Defendant argues that he had a right to be present at all stages of his trial (People v. Mallett (1964), 30 Ill. 2d 136,195 N.E.2d 687), and that he must be present when sentenced. (People v. Smith (1955), 6 Ill. 2d 414, 129 N.E.2d 164.) Although defendant has a right to be present at his trial, *957there was no trial in the instant case. Pendergraft was present and participated in the hearing on aggravation and mitigation prior to sentencing and he was present when sentenced. Plea discussions are proceedings that precede the trial, are initiated by the defendant, generally involving the judge, prosecutor and defense attorney, and are always conducted outside the presence of the defendant. Here, the plea conference was initiated by the defendant. Present were the judge, the prosecutor, the defense attorney, the complainant, and her mother; the defendant was not present. Supreme Court Rule 402(d)(2) permits the judge to be apprised of the tentative agreement, which he was, and, at the same time, with the consent of the defendant, to receive evidence in aggravation and mitigation. Judge Massey received evidence from the victim concerning the offense which is permitted by the Rule since it constitutes evidence in aggravation. We do not think the defendant has a right to complain since he initiated the plea discussion and was represented by counsel who made no objection.
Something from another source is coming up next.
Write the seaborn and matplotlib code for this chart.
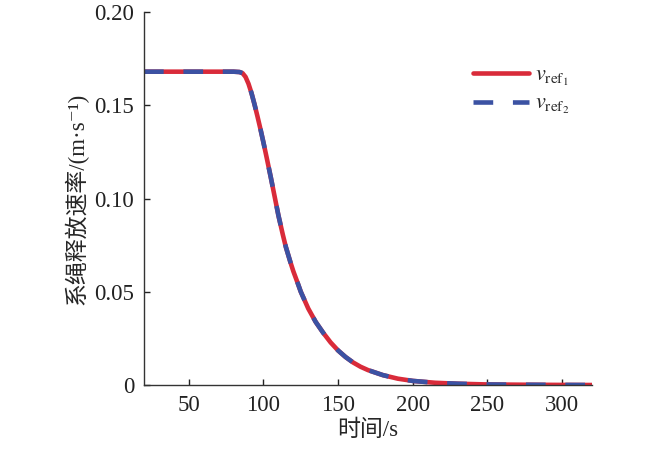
import matplotlib
matplotlib.use("Agg")
import matplotlib.pyplot as plt
import seaborn as sns
import pandas as pd
from matplotlib.ticker import FuncFormatter

# release time (s) and tether release speed (m/s)
t_ref = [20, 40, 60, 80, 84, 86, 88, 90, 92, 94, 96, 98, 100, 102, 105, 108,
         110, 113, 115, 118, 120, 123, 125, 130, 135, 140, 145, 150, 155, 160,
         165, 170, 180, 190, 200, 215, 230, 250, 275, 300, 320]
v_ref1 = [0.168, 0.168, 0.168, 0.168, 0.1678, 0.1672, 0.1652, 0.1615, 0.1565,
          0.1505, 0.1440, 0.1372, 0.1300, 0.1225, 0.1110, 0.0990,
          0.0910, 0.0805, 0.0740, 0.0660, 0.0610, 0.0545, 0.0500, 0.0410,
          0.0338, 0.0280, 0.0228, 0.0185, 0.0150, 0.0121,
          0.0098, 0.0080, 0.0053, 0.0034, 0.0022, 0.0012, 0.0007, 0.0003,
          0.00015, 0.00005, 0.0]
v_ref2 = v_ref1

x_ticks = [50, 100, 150, 200, 250, 300]
y_ticks = [0, 0.05, 0.10, 0.15, 0.20]

df = pd.concat([
    pd.DataFrame({"t": t_ref, "v": v_ref1, "s": "ref1"}),
    pd.DataFrame({"t": t_ref, "v": v_ref2, "s": "ref2"}),
])

sns.set_style("ticks")
plt.rcParams["font.family"] = ["Liberation Serif", "Noto Sans CJK SC", "DejaVu Serif"]
plt.rcParams["mathtext.fontset"] = "stix"

red = "#d92b3a"
blue = "#3b52a3"
dash = (4.3, 4.3)

fig = plt.figure(figsize=(6.5, 4.49), dpi=100)
ax = fig.add_axes([0.2215, 0.1425, 0.6893, 0.8308])

sns.lineplot(data=df, x="t", y="v", hue="s", style="s",
             palette={"ref1": red, "ref2": blue},
             dashes={"ref1": "", "ref2": dash},
             linewidth=3.3, ax=ax, legend=False)

ax.set_xlim(20, 320)
ax.set_ylim(0, 0.20)
ax.set_xticks(x_ticks)
ax.set_yticks(y_ticks)
ax.yaxis.set_major_formatter(FuncFormatter(lambda v, p: "0" if v == 0 else f"{v:.2f}"))
ax.tick_params(direction="in", length=4, width=1, labelsize=16.5, colors="#222222", pad=7)
for s in ["top", "right"]:
    ax.spines[s].set_visible(False)
for s in ["left", "bottom"]:
    ax.spines[s].set_color("#333333")
    ax.spines[s].set_linewidth(1)

ax.set_xlabel("时间/s", fontsize=16.5, labelpad=3)
ax.set_ylabel("系绳释放速率/(m·s⁻¹)", fontsize=16.5, labelpad=4)

h1, = ax.plot([], [], color=red, lw=3.3)
h2, = ax.plot([], [], color=blue, lw=3.3, dashes=dash)
ax.legend([h1, h2], ["$v_{\\mathrm{ref}_1}$", "$v_{\\mathrm{ref}_2}$"],
          loc="upper left", bbox_to_anchor=(0.69, 0.91), frameon=False,
          fontsize=16, handlelength=2.5, labelspacing=0.25, handletextpad=0.3)

fig.savefig("out.png", dpi=100)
In the case at bar, the defendant was properly admonished; the plea was voluntary; there was a factual basis for the plea; and the plea discussion complied with Supreme Court Rule 402(d) in all respects. While we cannot deny that a pretrial conference is an important stage of the proceedings, there is no deprivation of defendant’s constitutional rights when the defendant is represented at the plea conference and properly admonished by the judge, and when the plea is voluntary and the sentence is accepted in court.

For the foregoing reasons, the judgment of the circuit court of Cook County is affirmed.

Affirmed.

DIERINGER, P. J., and SULLIVAN, J., concur.